- Given exercise
Everything from the first line of the data through the line with "import plotly.graph_objects as go" is to be echoed exactly, minus the pictures.

- Dataset section
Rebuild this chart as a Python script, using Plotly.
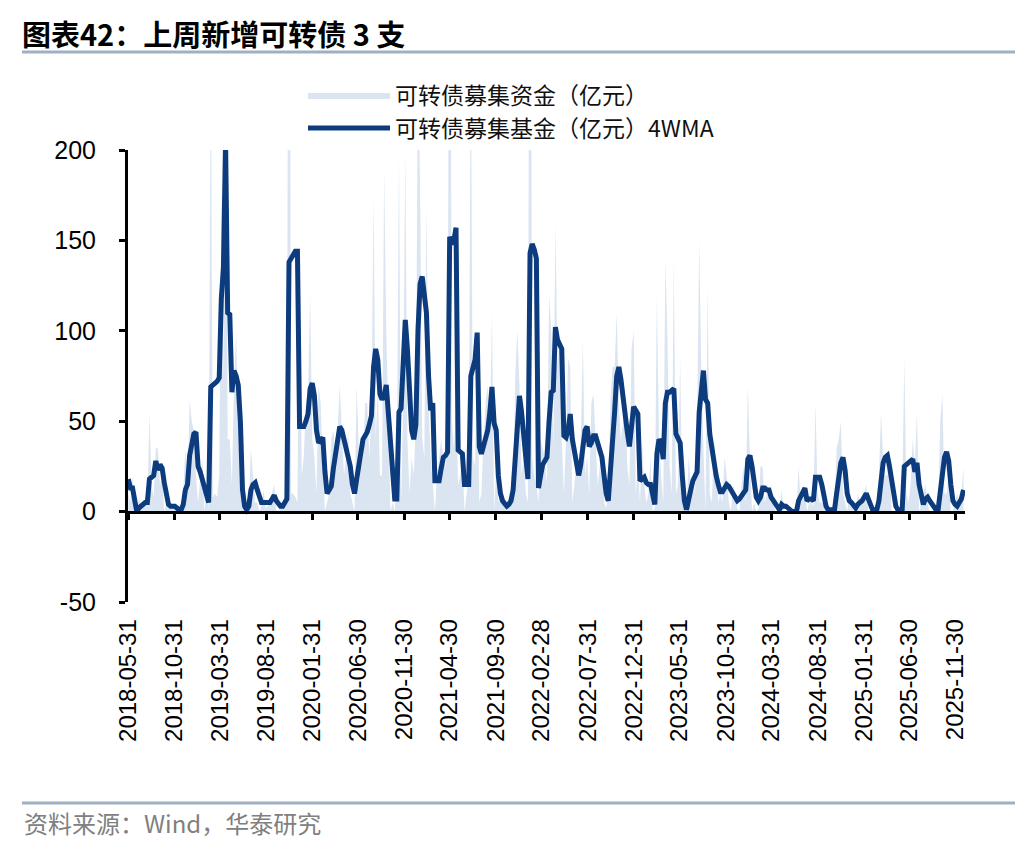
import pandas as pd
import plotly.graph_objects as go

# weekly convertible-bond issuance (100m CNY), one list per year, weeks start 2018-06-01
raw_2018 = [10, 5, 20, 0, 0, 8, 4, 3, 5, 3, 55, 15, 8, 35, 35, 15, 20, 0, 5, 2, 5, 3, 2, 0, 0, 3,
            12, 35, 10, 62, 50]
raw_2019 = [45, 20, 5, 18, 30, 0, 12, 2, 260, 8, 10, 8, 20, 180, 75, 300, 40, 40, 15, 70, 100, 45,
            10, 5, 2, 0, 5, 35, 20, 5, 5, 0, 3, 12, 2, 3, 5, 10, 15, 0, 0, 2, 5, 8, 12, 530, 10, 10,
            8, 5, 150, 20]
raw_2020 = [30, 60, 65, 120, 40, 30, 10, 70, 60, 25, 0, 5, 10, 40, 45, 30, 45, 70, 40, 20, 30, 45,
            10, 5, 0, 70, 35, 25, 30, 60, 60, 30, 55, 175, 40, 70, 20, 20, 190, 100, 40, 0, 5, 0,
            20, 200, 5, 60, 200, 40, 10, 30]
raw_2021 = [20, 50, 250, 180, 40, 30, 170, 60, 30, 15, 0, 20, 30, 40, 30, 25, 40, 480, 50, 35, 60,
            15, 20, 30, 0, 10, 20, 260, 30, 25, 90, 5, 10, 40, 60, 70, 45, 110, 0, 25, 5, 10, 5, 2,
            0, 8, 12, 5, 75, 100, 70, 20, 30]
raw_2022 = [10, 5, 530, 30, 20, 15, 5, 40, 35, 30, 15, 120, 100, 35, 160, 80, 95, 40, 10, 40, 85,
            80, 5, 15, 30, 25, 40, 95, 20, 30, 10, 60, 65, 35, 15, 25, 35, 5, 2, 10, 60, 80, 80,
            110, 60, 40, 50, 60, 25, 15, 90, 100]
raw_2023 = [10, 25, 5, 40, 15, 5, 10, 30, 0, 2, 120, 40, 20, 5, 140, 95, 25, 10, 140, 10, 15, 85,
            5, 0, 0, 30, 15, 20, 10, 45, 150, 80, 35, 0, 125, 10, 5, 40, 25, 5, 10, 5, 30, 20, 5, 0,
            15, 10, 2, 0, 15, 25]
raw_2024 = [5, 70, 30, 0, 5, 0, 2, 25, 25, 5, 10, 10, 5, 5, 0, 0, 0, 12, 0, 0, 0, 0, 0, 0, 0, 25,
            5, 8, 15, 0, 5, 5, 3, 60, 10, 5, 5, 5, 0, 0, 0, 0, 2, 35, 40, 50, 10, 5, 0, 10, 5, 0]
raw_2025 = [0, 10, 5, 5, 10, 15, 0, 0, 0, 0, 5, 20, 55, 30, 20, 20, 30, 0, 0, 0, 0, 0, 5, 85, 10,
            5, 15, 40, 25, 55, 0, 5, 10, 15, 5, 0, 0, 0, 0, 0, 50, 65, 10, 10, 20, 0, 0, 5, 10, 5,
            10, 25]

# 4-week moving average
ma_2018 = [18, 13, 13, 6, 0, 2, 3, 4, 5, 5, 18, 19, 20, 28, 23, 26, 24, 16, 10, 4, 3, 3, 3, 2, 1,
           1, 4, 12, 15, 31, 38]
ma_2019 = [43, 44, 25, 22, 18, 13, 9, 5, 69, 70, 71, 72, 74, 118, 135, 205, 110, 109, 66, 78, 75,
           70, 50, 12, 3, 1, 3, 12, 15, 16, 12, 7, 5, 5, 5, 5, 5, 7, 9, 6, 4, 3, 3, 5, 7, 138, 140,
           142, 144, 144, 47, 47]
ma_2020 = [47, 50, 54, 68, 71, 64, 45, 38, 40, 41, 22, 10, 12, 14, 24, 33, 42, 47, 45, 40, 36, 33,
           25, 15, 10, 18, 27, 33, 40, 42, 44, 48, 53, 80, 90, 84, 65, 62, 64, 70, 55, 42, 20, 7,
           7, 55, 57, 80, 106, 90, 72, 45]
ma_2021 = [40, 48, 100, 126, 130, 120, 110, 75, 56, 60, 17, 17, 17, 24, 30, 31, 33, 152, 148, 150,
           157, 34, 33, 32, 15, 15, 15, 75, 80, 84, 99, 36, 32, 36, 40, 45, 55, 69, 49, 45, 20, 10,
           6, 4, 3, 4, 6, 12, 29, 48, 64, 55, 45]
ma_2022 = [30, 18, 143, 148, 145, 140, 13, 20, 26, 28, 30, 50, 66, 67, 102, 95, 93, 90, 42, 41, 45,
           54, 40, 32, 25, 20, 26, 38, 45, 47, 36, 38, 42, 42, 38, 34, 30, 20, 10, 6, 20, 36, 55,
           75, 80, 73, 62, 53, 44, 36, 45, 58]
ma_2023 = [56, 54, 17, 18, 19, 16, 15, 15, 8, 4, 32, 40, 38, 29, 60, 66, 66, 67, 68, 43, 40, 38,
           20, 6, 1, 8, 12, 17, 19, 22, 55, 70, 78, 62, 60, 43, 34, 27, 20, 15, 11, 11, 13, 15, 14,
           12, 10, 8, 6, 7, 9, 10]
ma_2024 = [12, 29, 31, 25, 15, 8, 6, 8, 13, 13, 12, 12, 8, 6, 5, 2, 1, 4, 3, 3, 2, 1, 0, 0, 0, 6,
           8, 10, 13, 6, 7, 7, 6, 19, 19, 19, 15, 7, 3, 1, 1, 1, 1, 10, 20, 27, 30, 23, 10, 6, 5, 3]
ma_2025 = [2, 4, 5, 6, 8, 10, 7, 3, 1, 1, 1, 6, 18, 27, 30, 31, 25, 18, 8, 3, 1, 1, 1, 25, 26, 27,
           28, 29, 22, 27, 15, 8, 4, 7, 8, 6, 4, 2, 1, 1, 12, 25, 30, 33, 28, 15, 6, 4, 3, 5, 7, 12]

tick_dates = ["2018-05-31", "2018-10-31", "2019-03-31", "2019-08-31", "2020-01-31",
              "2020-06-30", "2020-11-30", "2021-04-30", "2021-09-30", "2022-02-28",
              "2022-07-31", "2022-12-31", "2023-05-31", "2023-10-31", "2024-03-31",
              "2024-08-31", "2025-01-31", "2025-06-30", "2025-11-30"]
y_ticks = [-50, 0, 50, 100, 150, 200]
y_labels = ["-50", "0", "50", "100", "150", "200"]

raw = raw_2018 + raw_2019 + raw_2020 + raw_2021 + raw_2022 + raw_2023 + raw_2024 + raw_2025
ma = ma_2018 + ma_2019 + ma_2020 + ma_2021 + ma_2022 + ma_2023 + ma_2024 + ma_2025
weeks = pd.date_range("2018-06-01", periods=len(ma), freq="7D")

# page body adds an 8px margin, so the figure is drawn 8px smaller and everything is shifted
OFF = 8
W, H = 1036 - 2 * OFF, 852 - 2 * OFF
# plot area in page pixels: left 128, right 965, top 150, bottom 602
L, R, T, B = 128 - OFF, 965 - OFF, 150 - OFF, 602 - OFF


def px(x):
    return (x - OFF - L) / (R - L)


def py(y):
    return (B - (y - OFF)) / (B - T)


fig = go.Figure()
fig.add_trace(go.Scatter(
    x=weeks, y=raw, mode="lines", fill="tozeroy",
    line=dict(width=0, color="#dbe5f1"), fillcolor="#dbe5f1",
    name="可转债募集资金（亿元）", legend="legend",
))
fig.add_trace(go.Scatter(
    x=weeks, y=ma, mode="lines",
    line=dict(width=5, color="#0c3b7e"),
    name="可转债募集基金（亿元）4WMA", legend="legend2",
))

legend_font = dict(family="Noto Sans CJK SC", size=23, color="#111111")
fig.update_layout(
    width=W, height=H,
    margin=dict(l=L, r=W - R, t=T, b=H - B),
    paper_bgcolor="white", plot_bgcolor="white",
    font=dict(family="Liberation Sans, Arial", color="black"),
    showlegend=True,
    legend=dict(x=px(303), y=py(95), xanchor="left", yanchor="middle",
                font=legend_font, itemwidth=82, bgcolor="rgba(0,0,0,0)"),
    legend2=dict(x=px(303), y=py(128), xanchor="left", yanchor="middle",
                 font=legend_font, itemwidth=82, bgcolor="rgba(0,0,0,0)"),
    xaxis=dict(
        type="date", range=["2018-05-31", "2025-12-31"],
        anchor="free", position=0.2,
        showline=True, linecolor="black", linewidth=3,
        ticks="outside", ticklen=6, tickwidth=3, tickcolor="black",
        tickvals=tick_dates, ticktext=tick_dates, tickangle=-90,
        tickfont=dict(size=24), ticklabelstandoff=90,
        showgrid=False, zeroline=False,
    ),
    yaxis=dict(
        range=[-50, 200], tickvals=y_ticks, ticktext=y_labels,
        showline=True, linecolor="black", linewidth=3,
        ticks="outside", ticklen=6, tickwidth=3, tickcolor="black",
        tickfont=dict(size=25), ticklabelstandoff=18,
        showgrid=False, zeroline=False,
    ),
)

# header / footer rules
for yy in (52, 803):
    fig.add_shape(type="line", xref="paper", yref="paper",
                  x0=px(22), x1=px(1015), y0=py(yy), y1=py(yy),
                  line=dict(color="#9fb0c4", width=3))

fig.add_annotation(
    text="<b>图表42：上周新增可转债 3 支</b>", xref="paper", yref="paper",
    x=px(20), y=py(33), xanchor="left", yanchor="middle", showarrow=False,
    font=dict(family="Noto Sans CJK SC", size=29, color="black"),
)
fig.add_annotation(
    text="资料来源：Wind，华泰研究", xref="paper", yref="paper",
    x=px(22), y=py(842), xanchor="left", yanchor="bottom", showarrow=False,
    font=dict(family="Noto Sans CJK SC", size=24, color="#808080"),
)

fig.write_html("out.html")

- Full response
Rebuild this chart as a Python script, using Plotly.
import pandas as pd
import plotly.graph_objects as go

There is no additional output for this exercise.